One of the most foundational concepts of business—and life—is that of keeping promises. We make promises of all shapes and sizes. “I will be there for work today,” or “I will pick up the kids,” or “I will be faithful to you and no other, for my whole life.” Promises and trust are so important. We must depend on one another–be able to trust one another–for society to function. The Old Testament Book of Joshua demonstrates this concept in the most dramatic setting possible, where we see character revealed – the pressure of war.
The first occasion to see the importance of promises is in Joshua 1:12-18. There were 2 ½ of the 12 Israelite tribes who received an early inheritance of land, east of the Jordan (Reuben, Gad, and Manasseh). These tribes had pledged to God and Moses to fight alongside their brothers to gain their inheritance in the land of Canaan. Joshua urges them to come and fulfill that vow as God calls the whole nation to cross the Jordan in Holy War.
What struck me here is, Moses was dead. It would have been easy for these tribes to claim this promise had been made to Moses, and so it no longer applied. However, they did not try to avoid their promise or find a technicality to escape. They affirmed their promise and supported Joshua at a time of key transition and significance – even affirming Joshua with these words, “Just as we fully obeyed Moses, so we will obey you. Only may the LORD your God be with you as he was with Moses!” (Joshua 1:17).
Later in Joshua, the Israelite spies are hidden and protected by a prostitute named Rahab. (Joshua 2:8-14). She tells the spies that she knows God is with them and that “the LORD your God is God in heaven above and on the earth below.” She saves their lives and asks them to spare her.
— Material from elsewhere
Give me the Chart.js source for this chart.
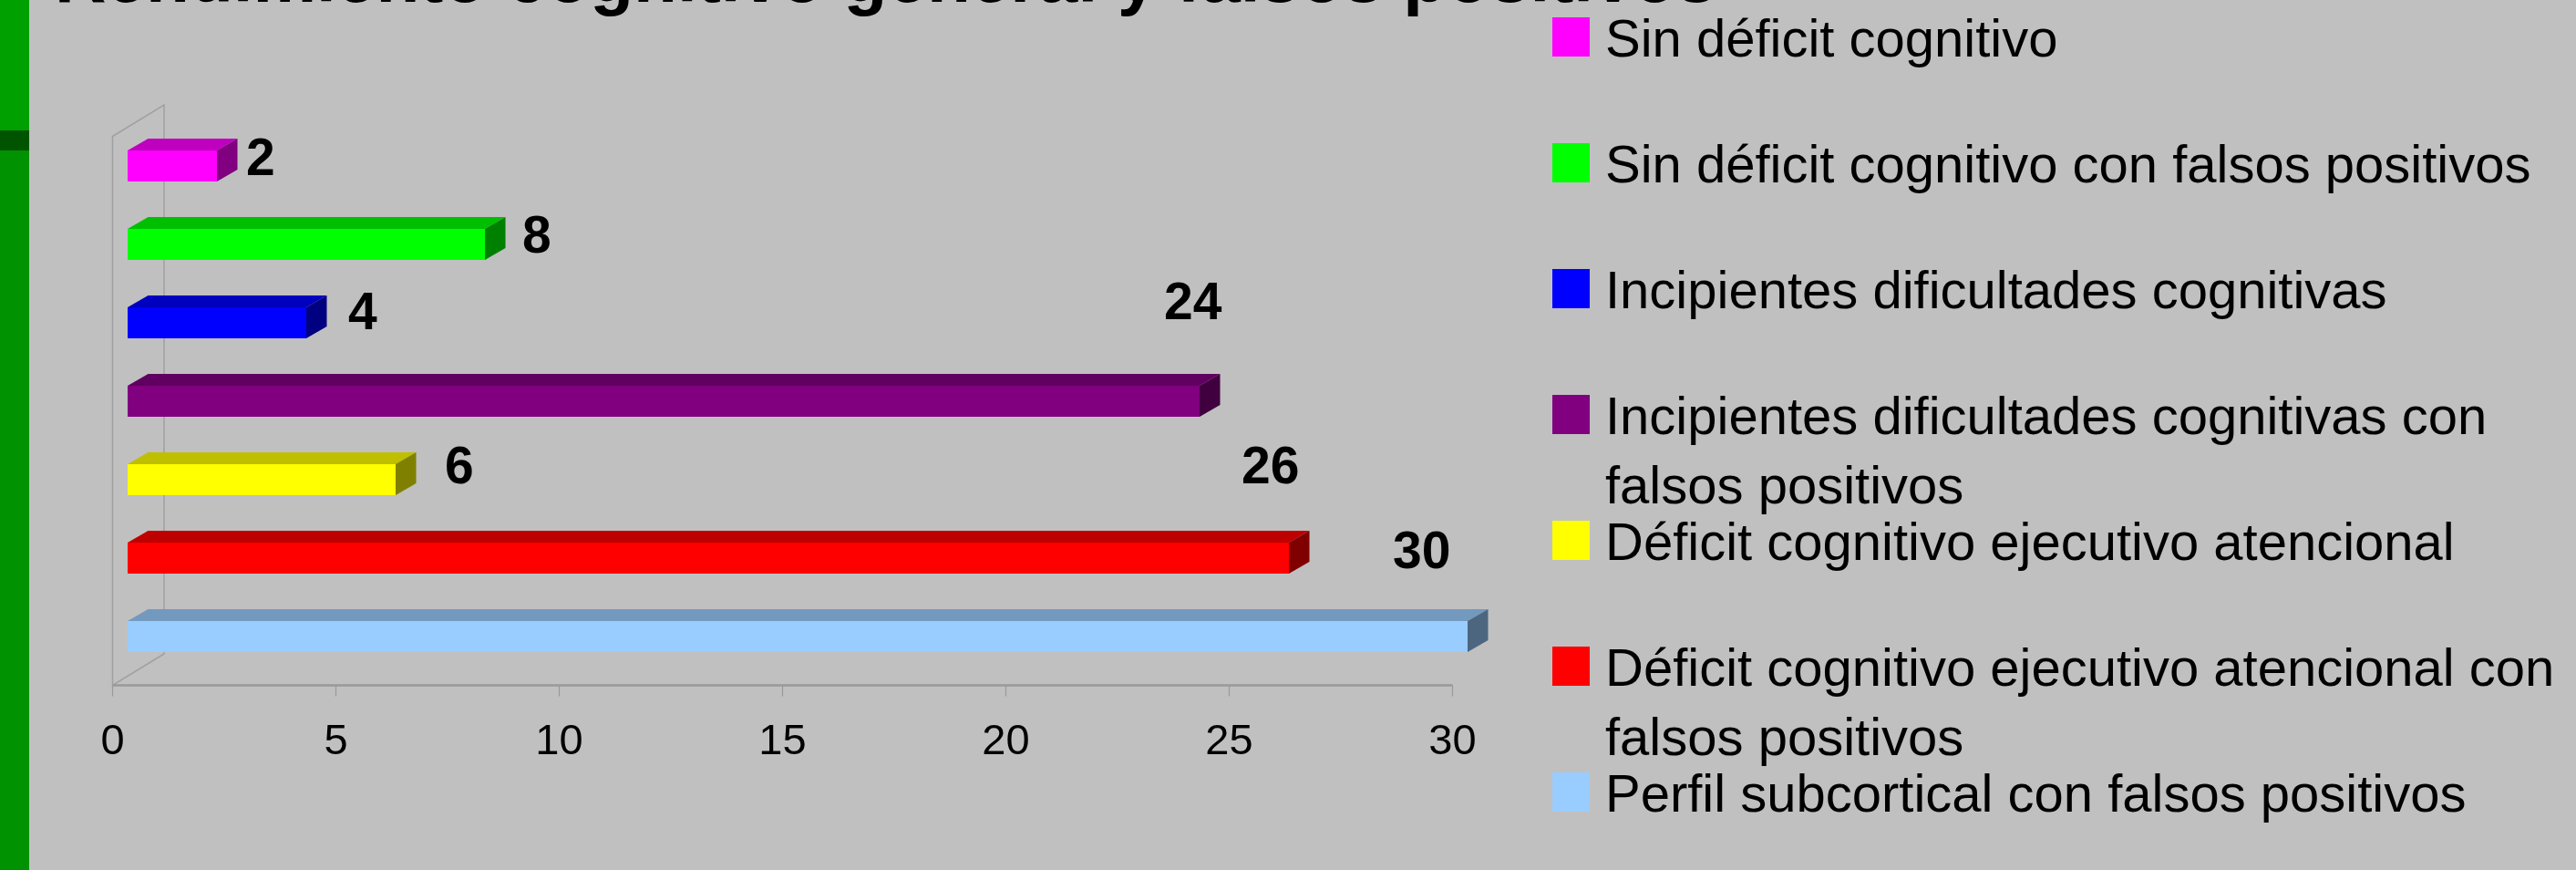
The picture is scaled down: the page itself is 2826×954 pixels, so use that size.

When they escape, these men keep their promise to her. How easy it would be to say that she was a disreputable person, and that she was a foreigner and part of a people destined to destruction. The spies were alone – none of the other Israelites heard them make that promise. They would have plausible deniability to everyone else. Yet the spies keep their word to her.
What is the fruit of this trustworthiness?
Because of the promise keeping of the 2 ½ tribes, Joshua and the people are able to take the land. Near the end of Joshua we find this summary: “So the Lord gave Israel all the land he had sworn to give their ancestors, and they took possession of it and settled there. The Lord gave them rest on every side, just as he had sworn to their ancestors. Not one of their enemies withstood them; the Lord gave all their enemies into their hands. Not one of all the Lord’s good promises to Israel failed; every one was fulfilled “(Joshua 21:43-45). God brought about the fulfillment of His promise to Israel by enabling others to keep theirs.
Because of Rahab’s faith, her whole family is saved from destruction. Not only is Rahab’s family saved, she marries a man from the line of Judah and becomes a part of the lineage of King David and later, Jesus (Matthew 1:5).
You can see that in these two examples there are many excuses that could be made for not keeping promises. However, you can also see that the remarkable good things that happened only happened because of those promises. Our present moment is not different – we have countless reasons we can conjure as to why being a trustworthy person is not as important today, or because extenuating circumstances make it ok for us to fail to keep our promises, while it is not ok for others. Let’s resist the temptations to make excuses. Let us instead consider the wonderful good God might bring if we are faithful in our promises to one another!